begin Supplied data
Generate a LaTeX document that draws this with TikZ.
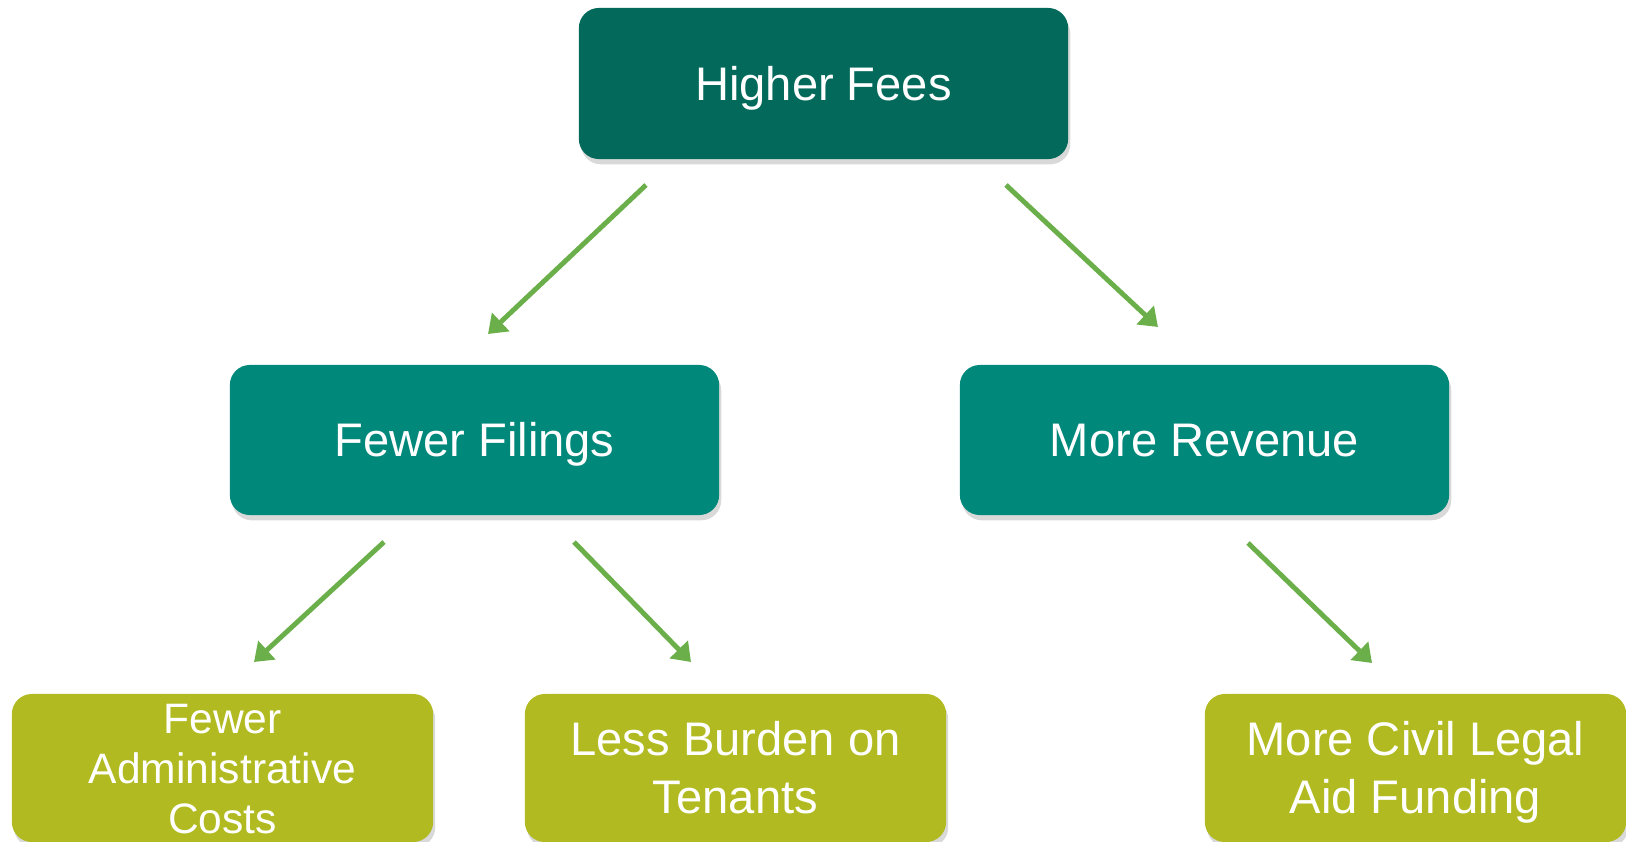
\documentclass[tikz,border=0pt]{standalone}
\usepackage{fontspec}
\setmainfont{Liberation Sans}
\usetikzlibrary{arrows.meta,shadows,positioning}

\definecolor{feesgreen}{HTML}{03695B}
\definecolor{midgreen}{HTML}{00887A}
\definecolor{leafolive}{HTML}{B1BB21}
\definecolor{arrowgreen}{HTML}{6AAF4A}

\tikzset{
  box/.style={rounded corners=0.2cm, text=white, align=center,
    inner sep=0pt, font=\fontsize{13.4pt}{16.5pt}\selectfont,
    text height=9.6pt, text depth=0pt,
    drop shadow={shadow xshift=0.6pt, shadow yshift=-1.5pt, opacity=0.3}},
  topbox/.style={box, fill=feesgreen, minimum width=4.89cm, minimum height=1.51cm},
  midbox/.style={box, fill=midgreen, minimum width=4.89cm, minimum height=1.50cm},
  leafbox/.style={box, fill=leafolive, minimum width=4.21cm, minimum height=1.48cm},
  effect/.style={draw=arrowgreen, line width=1.4pt,
    -{Triangle[length=5pt,width=7pt]}}
}

\begin{document}
\begin{tikzpicture}[x=0.01cm,y=-0.01cm]
    \useasboundingbox (0,0) rectangle (1626,842);
    % boxes
    \node[topbox] (fees) at (823.5,83.5) {Higher Fees};
    \node[midbox] (filings) at (474.5,440) {Fewer Filings};
    \node[midbox] (revenue) at (1204.5,440) {More Revenue};
    \node[leafbox, font=\fontsize{12.1pt}{14.2pt}\selectfont,
      text height=37.1pt] (admin) at (222.5,768) {Fewer\\Administrative\\Costs};
    \node[leafbox, text height=26.1pt] (tenants) at (735.5,768) {Less Burden on\\Tenants};
    \node[leafbox, text height=26.1pt] (aid) at (1415.5,768) {More Civil Legal\\Aid Funding};
    % arrow ends, they float between the boxes
    \coordinate (feesL) at (646,185);
    \coordinate (feesR) at (1006,185);
    \coordinate (filingsIn) at (488,334);
    \coordinate (revenueIn) at (1158,327);
    \coordinate (filingsL) at (384,542);
    \coordinate (filingsR) at (574,542);
    \coordinate (revenueOut) at (1248,543);
    \coordinate (adminIn) at (254,662);
    \coordinate (tenantsIn) at (691,662);
    \coordinate (aidIn) at (1372,663);
    % arrows
    \draw[effect] (feesL) -- (filingsIn);
    \draw[effect] (feesR) -- (revenueIn);
    \draw[effect] (filingsL) -- (adminIn);
    \draw[effect] (filingsR) -- (tenantsIn);
    \draw[effect] (revenueOut) -- (aidIn);
\end{tikzpicture}
\end{document}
end Supplied data
◆ Do this ◆
Strip out the pictures and quote the remaining data word for word.

◆ The result ◆
Generate a LaTeX document that draws this with TikZ.
\documentclass[tikz,border=0pt]{standalone}
\usepackage{fontspec}
\setmainfont{Liberation Sans}
\usetikzlibrary{arrows.meta,shadows,positioning}

\definecolor{feesgreen}{HTML}{03695B}
\definecolor{midgreen}{HTML}{00887A}
\definecolor{leafolive}{HTML}{B1BB21}
\definecolor{arrowgreen}{HTML}{6AAF4A}

\tikzset{
  box/.style={rounded corners=0.2cm, text=white, align=center,
    inner sep=0pt, font=\fontsize{13.4pt}{16.5pt}\selectfont,
    text height=9.6pt, text depth=0pt,
    drop shadow={shadow xshift=0.6pt, shadow yshift=-1.5pt, opacity=0.3}},
  topbox/.style={box, fill=feesgreen, minimum width=4.89cm, minimum height=1.51cm},
  midbox/.style={box, fill=midgreen, minimum width=4.89cm, minimum height=1.50cm},
  leafbox/.style={box, fill=leafolive, minimum width=4.21cm, minimum height=1.48cm},
  effect/.style={draw=arrowgreen, line width=1.4pt,
    -{Triangle[length=5pt,width=7pt]}}
}

\begin{document}
\begin{tikzpicture}[x=0.01cm,y=-0.01cm]
    \useasboundingbox (0,0) rectangle (1626,842);
    % boxes
    \node[topbox] (fees) at (823.5,83.5) {Higher Fees};
    \node[midbox] (filings) at (474.5,440) {Fewer Filings};
    \node[midbox] (revenue) at (1204.5,440) {More Revenue};
    \node[leafbox, font=\fontsize{12.1pt}{14.2pt}\selectfont,
      text height=37.1pt] (admin) at (222.5,768) {Fewer\\Administrative\\Costs};
    \node[leafbox, text height=26.1pt] (tenants) at (735.5,768) {Less Burden on\\Tenants};
    \node[leafbox, text height=26.1pt] (aid) at (1415.5,768) {More Civil Legal\\Aid Funding};
    % arrow ends, they float between the boxes
    \coordinate (feesL) at (646,185);
    \coordinate (feesR) at (1006,185);
    \coordinate (filingsIn) at (488,334);
    \coordinate (revenueIn) at (1158,327);
    \coordinate (filingsL) at (384,542);
    \coordinate (filingsR) at (574,542);
    \coordinate (revenueOut) at (1248,543);
    \coordinate (adminIn) at (254,662);
    \coordinate (tenantsIn) at (691,662);
    \coordinate (aidIn) at (1372,663);
    % arrows
    \draw[effect] (feesL) -- (filingsIn);
    \draw[effect] (feesR) -- (revenueIn);
    \draw[effect] (filingsL) -- (adminIn);
    \draw[effect] (filingsR) -- (tenantsIn);
    \draw[effect] (revenueOut) -- (aidIn);
\end{tikzpicture}
\end{document}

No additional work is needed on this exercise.